Я был чересчур наивным в тот раз, а потом слишком осторожным с Ратхой. Я так боялся ее потерять, что решил никогда ей об этом не говорить. Мне было больно представить, что и она тоже может сказать, что я извращенец, что и на ее лице я увижу презрение или даже отвращение.
Однажды Ратха спросила меня, а что было бы, если бы я и дальше встречался с Момо? Я не знаю. Я никогда не думал об этом. А вдруг бы я смог быть по-настоящему влюбленным в нее, в эту девушку, которую родители решили назвать Мораль (вряд ли бы нашлось на свете более неподходящее для нее имя), может, я однажды бы стал счастливым с ней. Сейчас мне сложно представить себе кого-то другого вместо Ратхи. И вряд ли это была бы она, Момо, любительница марихуаны, виски с колой и коротких черных юбок. Наверное, проблема в том, что я так и не разглядел в ней человека, как и она во мне, мы были слишком эгоистичными, любили каждый себя, и нас мало волновало, что думает другой.
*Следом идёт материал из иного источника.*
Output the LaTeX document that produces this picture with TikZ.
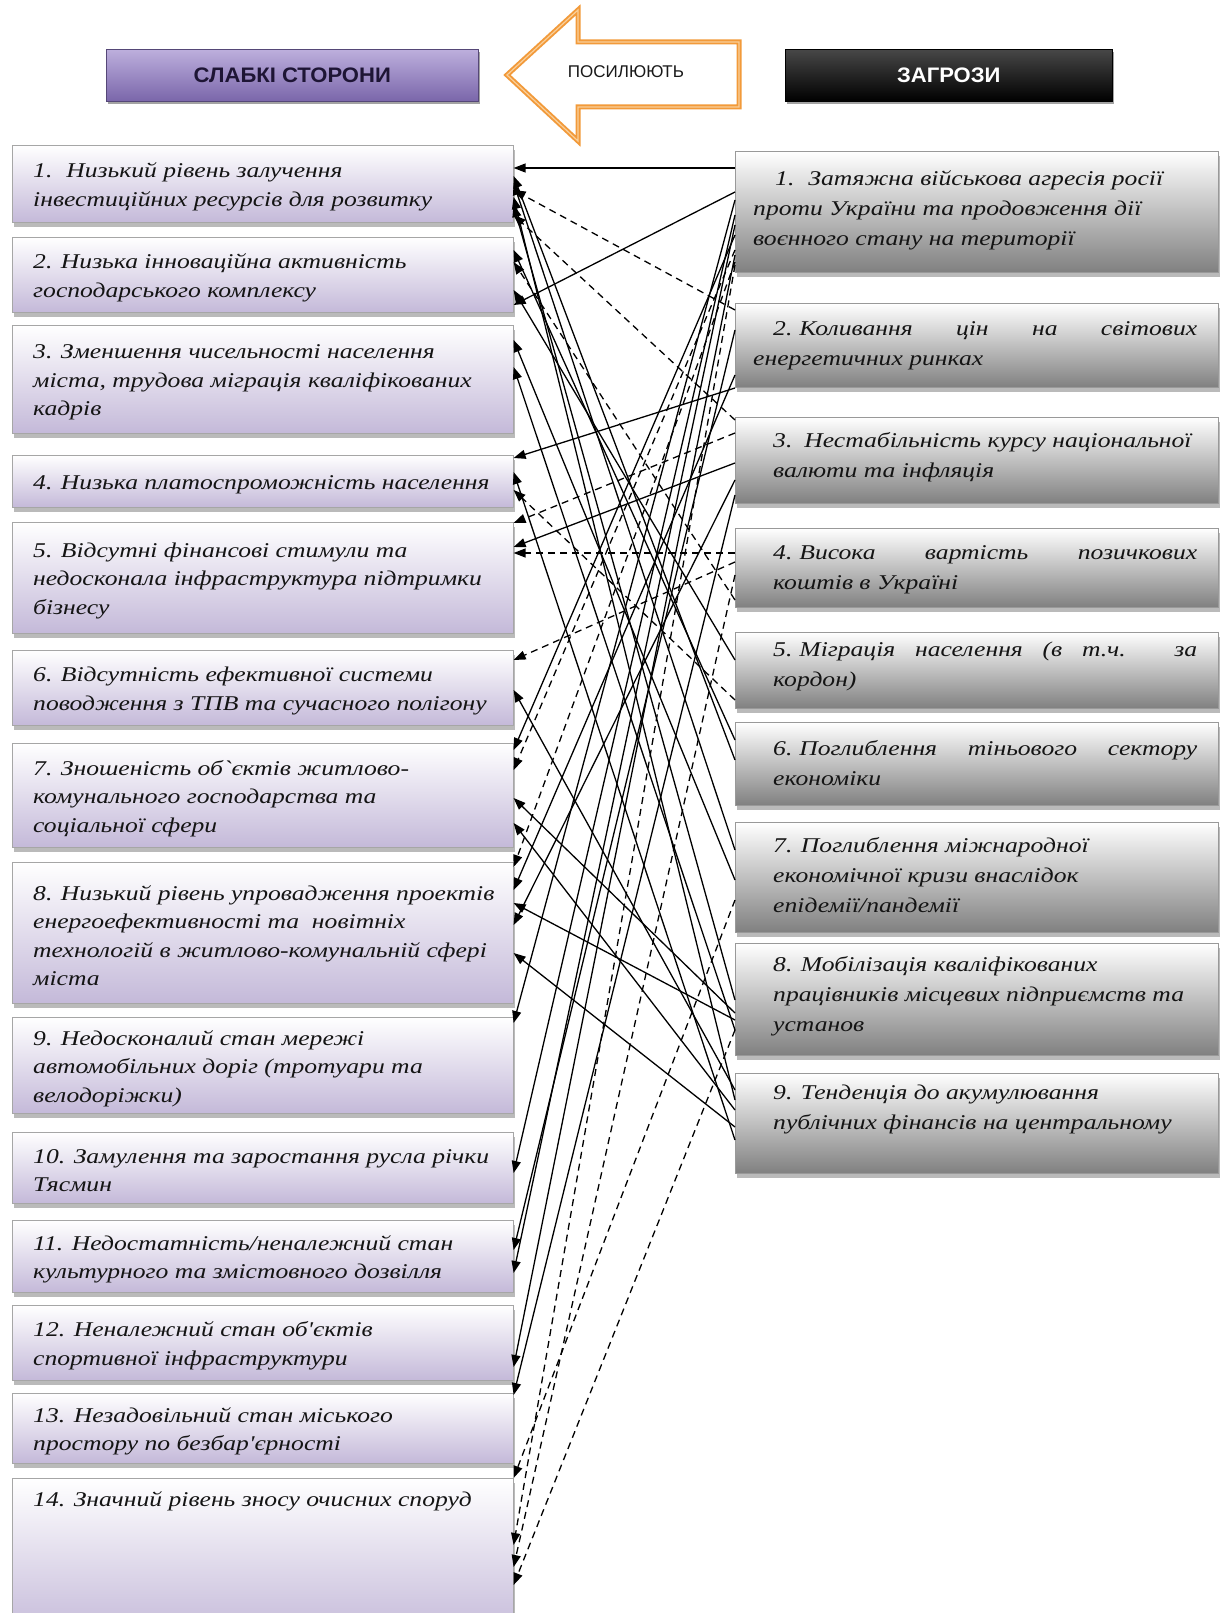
\documentclass[tikz,border=0pt]{standalone}
\usepackage{fontspec}
\usetikzlibrary{arrows.meta,shadows}
\newfontfamily\boxfont{Liberation Serif}[FakeStretch=1.22]
\newfontfamily\hdrfont{Liberation Sans}[FakeStretch=1.05]
\newfontfamily\lblfont{Liberation Sans}[FakeStretch=1.0]
\definecolor{lavbot}{HTML}{C4B9D9}
\definecolor{rgbot}{HTML}{808080}
\definecolor{ptop}{HTML}{BDAFDD}
\definecolor{pmid}{HTML}{A693CF}
\definecolor{pbot}{HTML}{7A66AA}
\definecolor{ptext}{HTML}{1E1535}
\definecolor{arrowor}{HTML}{F29A3A}
\definecolor{arrowlt}{HTML}{F9CF9A}
\tikzset{
 lbox/.style={draw=black!35, line width=0.6pt, top color=white, bottom color=lavbot, anchor=north west, minimum width=501pt, inner sep=0pt, drop shadow={shadow xshift=2pt, shadow yshift=-5pt, fill=black!45, opacity=0.6}},
 rbox/.style={draw=black!40, line width=0.6pt, top color=white, bottom color=rgbot, anchor=north west, minimum width=483pt, inner sep=0pt, drop shadow={shadow xshift=2pt, shadow yshift=-5pt, fill=black!45, opacity=0.6}},
 ltext/.style={anchor=west, align=left, inner sep=0pt, text=black!92, font=\boxfont\itshape\fontsize{21}{28.5}\selectfont},
 rtext/.style={ltext, font=\boxfont\itshape\fontsize{21}{30}\selectfont},
 con/.style={-{Triangle[length=12pt,width=9pt]}, line width=1.3pt, black},
 dcon/.style={con, dash pattern=on 7pt off 5pt},
}
\newcommand\lbx[4]{\node[lbox, minimum height={#3pt-#2pt}] (#1) at (12,#2) {};
  \node[ltext] (#1t) at ([xshift=21pt,yshift=-3pt]#1.west) {#4};}
\newcommand\rbx[6]{\node[rbox, minimum height={#3pt-#2pt}] (#1) at (735,#2) {};
  \node[rtext] (#1t) at ([xshift=#4pt,yshift=-#5pt]#1.west) {#6};}
\newcommand\cs[4]{\draw[con] (#1.west |- 0,#2) -- (#3.east |- 0,#4);}
\newcommand\cd[4]{\draw[dcon] (#1.west |- 0,#2) -- (#3.east |- 0,#4);}
\begin{document}
\begin{tikzpicture}[x=1pt,y=-1pt]
\useasboundingbox (0,0) rectangle (1219,1613);
\fill[white] (0,0) rectangle (1219,1613);

% headers
\node[anchor=north west, minimum width=372pt, minimum height=52pt, inner sep=0pt,
  top color=ptop, middle color=pmid, bottom color=pbot, draw=pbot!70!black, line width=0.6pt,
  drop shadow={shadow xshift=2pt, shadow yshift=-3pt, fill=black!60, opacity=0.6},
  text=ptext, font=\hdrfont\bfseries\fontsize{21}{22}\selectfont] (H1) at (106,49) {СЛАБКІ СТОРОНИ};
\node[anchor=north west, minimum width=327pt, minimum height=52pt, inner sep=0pt,
  top color=black!72, middle color=black, bottom color=black, draw=black, line width=0.6pt,
  drop shadow={shadow xshift=2pt, shadow yshift=-3pt, fill=black!60, opacity=0.6},
  text=white, font=\hdrfont\bfseries\fontsize{21}{22}\selectfont] (H2) at (785,49) {ЗАГРОЗИ};

% arrow
\draw[arrowor, line width=5pt, line join=miter, fill=white] (739,42) -- (578,42) -- (578,10) -- (507,75) -- (578,141) -- (578,107) -- (739,107) -- cycle;
\draw[arrowlt, line width=1.2pt, line join=miter] (739,42) -- (578,42) -- (578,10) -- (507,75) -- (578,141) -- (578,107) -- (739,107) -- cycle;
\node[font=\lblfont\fontsize{17}{18}\selectfont, text=black!90, inner sep=0pt] (lbl) at (626,72) {ПОСИЛЮЮТЬ};

% left boxes
\lbx{L1}{145}{222}{1.\hspace{14pt}Низький рівень залучення\\інвестиційних ресурсів для розвитку}
\lbx{L2}{237}{312}{2. Низька інноваційна активність\\господарського комплексу}
\lbx{L3}{325}{433}{3. Зменшення чисельності населення\\міста, трудова міграція кваліфікованих\\кадрів}
\lbx{L4}{455}{507}{4. Низька платоспроможність населення}
\lbx{L5}{522}{633}{5. Відсутні фінансові стимули та\\недосконала інфраструктура підтримки\\бізнесу}
\lbx{L6}{650}{725}{6. Відсутність ефективної системи\\поводження з ТПВ та сучасного полігону}
\lbx{L7}{743}{847}{7. Зношеність об`єктів житлово-\\комунального господарства та\\соціальної сфери}
\lbx{L8}{862}{1003}{8. Низький рівень упровадження проектів\\енергоефективності та\ \ новітніх\\технологій в житлово-комунальній сфері\\міста}
\lbx{L9}{1017}{1113}{9. Недосконалий стан мережі\\автомобільних доріг (тротуари та\\велодоріжки)}
\lbx{L10}{1132}{1203}{10. Замулення та заростання русла річки\\Тясмин}
\lbx{L11}{1220}{1292}{11. Недостатність/неналежний стан\\культурного та змістовного дозвілля}
\lbx{L12}{1305}{1380}{12. Неналежний стан об'єктів\\спортивної інфраструктури}
\lbx{L13}{1393}{1463}{13. Незадовільний стан міського\\простору по безбар'єрності}
\node[lbox, minimum height=160pt] (L14) at (12,1478) {};
\node[ltext] (L14t) at ([xshift=21pt,yshift=-23pt]L14.north west) {14. Значний рівень зносу очисних споруд};

% right boxes
\rbx{R1}{151}{272}{18}{-2}{\hspace*{22pt}1.\hspace{14pt}Затяжна військова агресія росії\\проти України та продовження дії\\воєнного стану на території}
\rbx{R2}{303}{387}{18}{0}{\hspace*{20pt}\makebox[424pt][s]{2.\hspace{7pt}Коливання цін на світових}\\енергетичних ринках}
\rbx{R3}{417}{503}{38}{-3}{3.\hspace{12pt}Нестабільність курсу національної\\валюти та інфляція}
\rbx{R4}{528}{607}{38}{2}{\makebox[424pt][s]{4.\hspace{7pt}Висока вартість позичкових}\\коштів в Україні}
\rbx{R5}{632}{708}{38}{-4}{\makebox[424pt][s]{5.\hspace{7pt}Міграція населення (в т.ч. за}\\кордон)}
\rbx{R6}{722}{805}{38}{-1}{\makebox[424pt][s]{6.\hspace{7pt}Поглиблення тіньового сектору}\\економіки}
\rbx{R7}{822}{932}{38}{-2}{7. Поглиблення міжнародної\\економічної кризи внаслідок\\епідемії/пандемії}
\rbx{R8}{943}{1055}{38}{-3}{\fontsize{21}{36}\selectfont 8. Мобілізація кваліфікованих\\працівників місцевих підприємств та\\установ}
\rbx{R9}{1073}{1173}{38}{-14}{9. Тенденція до акумулювання\\публічних фінансів на центральному}

% connectors
\cs{R1}{168}{L1}{168}
\cd{R2}{310}{L1}{190}
\cd{R3}{420}{L1}{215}
\cs{R6}{760}{L1}{176}
\cs{R7}{850}{L1}{183}
\cs{R8}{1000}{L1}{205}
\cs{R9}{1100}{L1}{197}
\cs{R1}{192}{L2}{305}
\cs{R6}{740}{L2}{250}
\cd{R4}{600}{L2}{262}
\cs{R5}{660}{L2}{290}
\cs{R7}{880}{L3}{340}
\cs{R8}{1030}{L3}{367}
\cs{R2}{388}{L4}{458}
\cs{R9}{1140}{L4}{472}
\cd{R5}{700}{L4}{490}
\cd{R3}{433}{L5}{523}
\cs{R3}{463}{L5}{547}
\cd{R4}{553}{L5}{553}
\cd{R4}{562}{L6}{660}
\cs{R9}{1090}{L6}{690}
\cs{R1}{235}{L7}{750}
\cd{R1}{250}{L7}{770}
\cs{R8}{1013}{L7}{798}
\cs{R9}{1110}{L7}{823}
\cd{R1}{262}{L8}{867}
\cs{R2}{375}{L8}{890}
\cs{R8}{1020}{L8}{903}
\cs{R3}{480}{L8}{925}
\cs{R9}{1127}{L8}{953}
\cs{R1}{200}{L9}{1023}
\cs{R1}{215}{L10}{1173}
\cs{R1}{225}{L11}{1273}
\cs{R2}{330}{L11}{1250}
\cs{R1}{255}{L12}{1367}
\cs{R3}{495}{L12}{1395}
\cd{R7}{900}{L13}{1478}
\cd{R4}{575}{L14}{1567}
\cd{R8}{1030}{L14}{1585}
\cd{R1}{265}{L14}{1545}
\end{tikzpicture}
\end{document}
Момо однажды подарила мне кружку для чая. Я так и не вытащил ее из коробки. А когда мы расстались с ней, я поставил коробку на полку, как напоминание, как предостережение. Я помню, как Ратха однажды спросила, может ли она вытащить кружку, потому что у нас слишком мало посуды, а вечером должны были прийти на чай наши друзья.
– Нет, – резко ответил я.
Я увидел, как вытянулось ее лицо, она обиделась на мою грубость, тем более что я даже не потрудился объяснить, почему я не хочу пользоваться этой кружкой.
– Хорошо, как хочешь, – сказала она, и мне стало стыдно.
– Собирайся, пойдем купим кружки, – я постарался произнести это так, словно говорил «прости меня».
Я знал, что она поймет, и она поняла. Мы купили шесть чайных чашек, а по дороге назад я рассказал, откуда у меня эта коробка. Вряд ли Ратха до конца поняла, почему я храню ее, да еще и на видном месте, но больше она про это разговора не заводила. Она брала коробку в руки, только когда протирала пыль с полки. А я старался не забывать, насколько это низко и пошло – отношения без любви и даже без взаимного уважения.
У Момо такого шанса нет, потому что за весь год, что мы были вместе (если это можно назвать «быть вместе») я не подарил ей даже крошечного сувенира. Все мои траты на нее ограничивались покупкой выпивки и презервативов. Я больше никогда не хочу таких отношений. Даже встречи на одну ночь и то честнее и чище, чем такая связь.
Стоит ли удивляться, что она меня не поняла и не приняла? А вдруг она бы рассказала бы мне свой секрет или что-то, что заставляет ее страдать? Смог бы я посочувствовать ей или просто выдавил бы «А, окей» и попытался бы сделать заинтересованный вид?